From UPSC perspective, the following things are important :
Prelims level : Nothing much
Mains level : ISIS - falldown and way ahead
The U.S. President announced last week of the death of Islamic State (IS) leader Abu Bakr al-Baghdadi in the Idlib Province of northwest Syria.
Similar to Osama
- This incident reminds of the elimination of Osama bin Laden. This perpetrator of violence and hatred was also hunted down in Abbottabad, Pakistan and liquidated by the Americans.
- Osama bin Laden was the older of the two and was from an affluent business family. Baghdadi had a modest economic background and was from a family of farmers.
- But both had a religious streak and a university education with somewhat modest attainments.
- The violence came naturally to both, except that bin Laden seemed more rational in the choice of his targets.
- Baghdadi’s vision was narrower and confined itself to West Asia, particularly Iraq and Syria. He exploited the opportunity created by bin Laden and retreating into a shell to escape American operations.
- The al-Qaeda and the IS operated independently although not always at cross-purposes.
- They never complimented each other. The IS came into existence after bin Laden became nearly moribund. It believed in spectacular action and did not get bogged down to theory or ideology.
- Osama bin Laden never spoke in terms of sovereignty or territory. His appeal favored an ideology that considered all non-Muslims as infidels who needed to be dealt with the utmost severity.
- Baghdadi believed in the power of control over geographic territory and the full use of the state apparatus with all its resources, including oil, to spread and perpetuate the IS’s message.
What lies ahead
- No leader needed – The movement thrives solely on an individual’s spirit of vengeance and does not call for any extraordinary organising capacity.
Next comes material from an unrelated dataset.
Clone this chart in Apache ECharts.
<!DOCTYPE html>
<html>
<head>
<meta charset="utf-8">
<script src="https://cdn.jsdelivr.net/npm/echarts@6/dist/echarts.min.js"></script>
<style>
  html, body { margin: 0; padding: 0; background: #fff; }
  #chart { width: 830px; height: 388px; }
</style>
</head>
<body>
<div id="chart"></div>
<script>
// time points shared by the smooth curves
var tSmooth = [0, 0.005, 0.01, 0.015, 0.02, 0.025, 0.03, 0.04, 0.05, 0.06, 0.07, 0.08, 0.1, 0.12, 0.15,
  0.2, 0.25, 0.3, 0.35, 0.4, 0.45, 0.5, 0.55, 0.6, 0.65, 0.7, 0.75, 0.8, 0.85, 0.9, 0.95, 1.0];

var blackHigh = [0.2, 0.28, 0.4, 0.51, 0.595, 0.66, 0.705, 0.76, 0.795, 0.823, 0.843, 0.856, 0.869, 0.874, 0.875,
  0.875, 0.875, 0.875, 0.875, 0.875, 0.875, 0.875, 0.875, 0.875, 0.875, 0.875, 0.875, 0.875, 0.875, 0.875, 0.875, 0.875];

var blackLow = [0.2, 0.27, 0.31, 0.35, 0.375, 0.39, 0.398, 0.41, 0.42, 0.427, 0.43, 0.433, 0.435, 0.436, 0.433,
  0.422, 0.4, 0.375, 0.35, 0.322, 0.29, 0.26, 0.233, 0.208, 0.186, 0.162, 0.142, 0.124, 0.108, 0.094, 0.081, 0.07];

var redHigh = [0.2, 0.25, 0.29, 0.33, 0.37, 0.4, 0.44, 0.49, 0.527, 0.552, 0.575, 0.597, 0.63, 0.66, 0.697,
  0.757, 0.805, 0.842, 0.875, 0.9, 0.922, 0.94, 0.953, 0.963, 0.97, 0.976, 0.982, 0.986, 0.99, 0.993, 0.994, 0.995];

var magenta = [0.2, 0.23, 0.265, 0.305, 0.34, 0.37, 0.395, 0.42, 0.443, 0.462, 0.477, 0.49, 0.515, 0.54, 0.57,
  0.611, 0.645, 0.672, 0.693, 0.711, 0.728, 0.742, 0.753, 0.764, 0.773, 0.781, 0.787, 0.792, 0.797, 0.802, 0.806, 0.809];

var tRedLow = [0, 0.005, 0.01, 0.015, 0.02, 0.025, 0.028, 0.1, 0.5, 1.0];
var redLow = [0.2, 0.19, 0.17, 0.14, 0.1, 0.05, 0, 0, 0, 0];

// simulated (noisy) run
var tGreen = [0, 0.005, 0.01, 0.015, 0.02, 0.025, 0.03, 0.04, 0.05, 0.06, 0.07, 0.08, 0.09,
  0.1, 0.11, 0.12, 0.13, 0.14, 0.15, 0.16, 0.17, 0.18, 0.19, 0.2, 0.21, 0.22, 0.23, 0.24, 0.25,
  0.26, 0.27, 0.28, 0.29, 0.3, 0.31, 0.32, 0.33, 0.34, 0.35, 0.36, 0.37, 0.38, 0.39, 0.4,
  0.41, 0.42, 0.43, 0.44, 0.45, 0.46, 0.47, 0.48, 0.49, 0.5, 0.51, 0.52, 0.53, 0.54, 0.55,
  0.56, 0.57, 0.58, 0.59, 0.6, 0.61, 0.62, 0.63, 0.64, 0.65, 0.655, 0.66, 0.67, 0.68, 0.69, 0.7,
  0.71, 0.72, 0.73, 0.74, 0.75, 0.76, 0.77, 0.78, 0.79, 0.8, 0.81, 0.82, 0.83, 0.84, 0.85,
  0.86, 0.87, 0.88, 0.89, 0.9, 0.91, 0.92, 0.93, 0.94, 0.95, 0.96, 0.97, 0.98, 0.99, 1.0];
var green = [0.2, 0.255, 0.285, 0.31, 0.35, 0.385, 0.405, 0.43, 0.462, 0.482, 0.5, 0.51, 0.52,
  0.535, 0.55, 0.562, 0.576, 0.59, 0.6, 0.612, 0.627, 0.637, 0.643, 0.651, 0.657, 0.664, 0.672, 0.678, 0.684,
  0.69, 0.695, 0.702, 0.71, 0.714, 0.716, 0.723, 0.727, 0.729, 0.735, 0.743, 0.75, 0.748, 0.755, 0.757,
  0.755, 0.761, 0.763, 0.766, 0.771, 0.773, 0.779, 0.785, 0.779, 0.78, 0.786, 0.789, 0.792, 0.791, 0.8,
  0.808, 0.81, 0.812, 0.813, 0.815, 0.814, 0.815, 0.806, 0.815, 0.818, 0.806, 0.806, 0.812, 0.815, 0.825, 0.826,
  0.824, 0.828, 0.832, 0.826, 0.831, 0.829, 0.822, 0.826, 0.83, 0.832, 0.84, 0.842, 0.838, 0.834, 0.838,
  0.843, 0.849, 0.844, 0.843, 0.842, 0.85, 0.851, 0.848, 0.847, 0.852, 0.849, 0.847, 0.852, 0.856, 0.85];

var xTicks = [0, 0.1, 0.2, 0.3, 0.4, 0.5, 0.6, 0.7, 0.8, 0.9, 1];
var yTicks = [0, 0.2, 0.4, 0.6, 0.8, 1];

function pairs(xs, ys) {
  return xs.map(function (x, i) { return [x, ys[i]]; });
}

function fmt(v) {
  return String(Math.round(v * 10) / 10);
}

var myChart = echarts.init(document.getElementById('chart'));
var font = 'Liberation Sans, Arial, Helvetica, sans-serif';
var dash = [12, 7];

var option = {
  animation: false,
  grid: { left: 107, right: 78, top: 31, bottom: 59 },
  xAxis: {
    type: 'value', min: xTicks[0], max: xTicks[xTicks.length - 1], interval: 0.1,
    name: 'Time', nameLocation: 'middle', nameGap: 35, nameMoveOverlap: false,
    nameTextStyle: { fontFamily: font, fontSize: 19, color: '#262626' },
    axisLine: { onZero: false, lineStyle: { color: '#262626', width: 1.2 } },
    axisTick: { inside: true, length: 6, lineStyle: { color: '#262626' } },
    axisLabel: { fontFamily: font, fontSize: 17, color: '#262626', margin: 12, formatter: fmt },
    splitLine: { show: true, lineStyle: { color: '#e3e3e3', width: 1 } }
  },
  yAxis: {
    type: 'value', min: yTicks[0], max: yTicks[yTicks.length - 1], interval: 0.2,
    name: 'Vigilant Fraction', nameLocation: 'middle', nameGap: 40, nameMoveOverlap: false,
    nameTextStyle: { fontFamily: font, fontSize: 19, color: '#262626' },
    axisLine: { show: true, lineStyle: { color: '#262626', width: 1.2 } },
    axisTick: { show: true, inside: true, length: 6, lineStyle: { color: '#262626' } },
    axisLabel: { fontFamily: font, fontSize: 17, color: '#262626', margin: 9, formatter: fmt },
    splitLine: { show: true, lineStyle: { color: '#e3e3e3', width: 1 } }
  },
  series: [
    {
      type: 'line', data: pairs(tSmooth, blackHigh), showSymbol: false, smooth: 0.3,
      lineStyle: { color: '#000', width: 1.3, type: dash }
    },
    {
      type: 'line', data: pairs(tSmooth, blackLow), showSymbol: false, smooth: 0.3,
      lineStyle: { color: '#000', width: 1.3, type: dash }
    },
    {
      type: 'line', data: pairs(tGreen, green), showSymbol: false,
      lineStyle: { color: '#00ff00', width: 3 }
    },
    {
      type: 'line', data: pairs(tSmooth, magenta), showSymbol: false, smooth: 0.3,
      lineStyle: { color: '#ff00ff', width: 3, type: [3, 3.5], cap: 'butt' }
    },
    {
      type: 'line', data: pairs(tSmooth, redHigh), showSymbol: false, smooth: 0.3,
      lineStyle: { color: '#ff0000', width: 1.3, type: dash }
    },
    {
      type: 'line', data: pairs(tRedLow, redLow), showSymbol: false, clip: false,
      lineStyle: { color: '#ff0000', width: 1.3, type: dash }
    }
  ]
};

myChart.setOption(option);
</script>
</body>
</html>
- Immediate response – The short audio clipping that was released announcing the appointment of leader warned the U.S. of severe reprisal for Baghdadi’s killing.
- The situation in Iraq and Syria – It makes one believe that Iraq and Syria are in for a turbulent time. The partial withdrawal of U.S. troops from northern Syria has led to the escape from custody of a number of IS prisoners and their families.
- Cadre – The IS’ new leadership may be expected to make an intense appeal to its cadres not to become demoralised after the elimination of Baghdadi.
- They may scale up revenge against the remaining American forces.
- Extended organisation – There may not be any immediate attrition in the IS’s ranks which are spread over a wide area encompassing most of West Asia and parts of Asia and Africa.
- The basic structure would comprise what is known as Wilayats headquartered in a number of provinces in each country.
What it means for India
- India has enough reason to be apprehensive about the developments in West Asia.
- There is the possibility of ‘lone wolf’ IS attacks across the nation. MHA is apprehensive about attacks on high dignitaries.
- The raids by NIA in Tamil Nadu and elsewhere suggest an IS presence in the country.
- A few misguided Indian youths crossed into Iraq in the early days of the IS to fight for jihad. Most were disillusioned in a quick time and a few returned home with horror stories of the state of IS camps.
- Others might have stayed back and could be the dangerous part of IS’s core.
- Security agencies should keep a close eye on the returnees so that they do not lapse into mischief and allow themselves to be used as ‘sleeper cells.
- They should also assist the authorities in deradicalisation as well as checking new recruitment to the IS.
- Both tasks require enormous community alertness and swift communication with security agencies.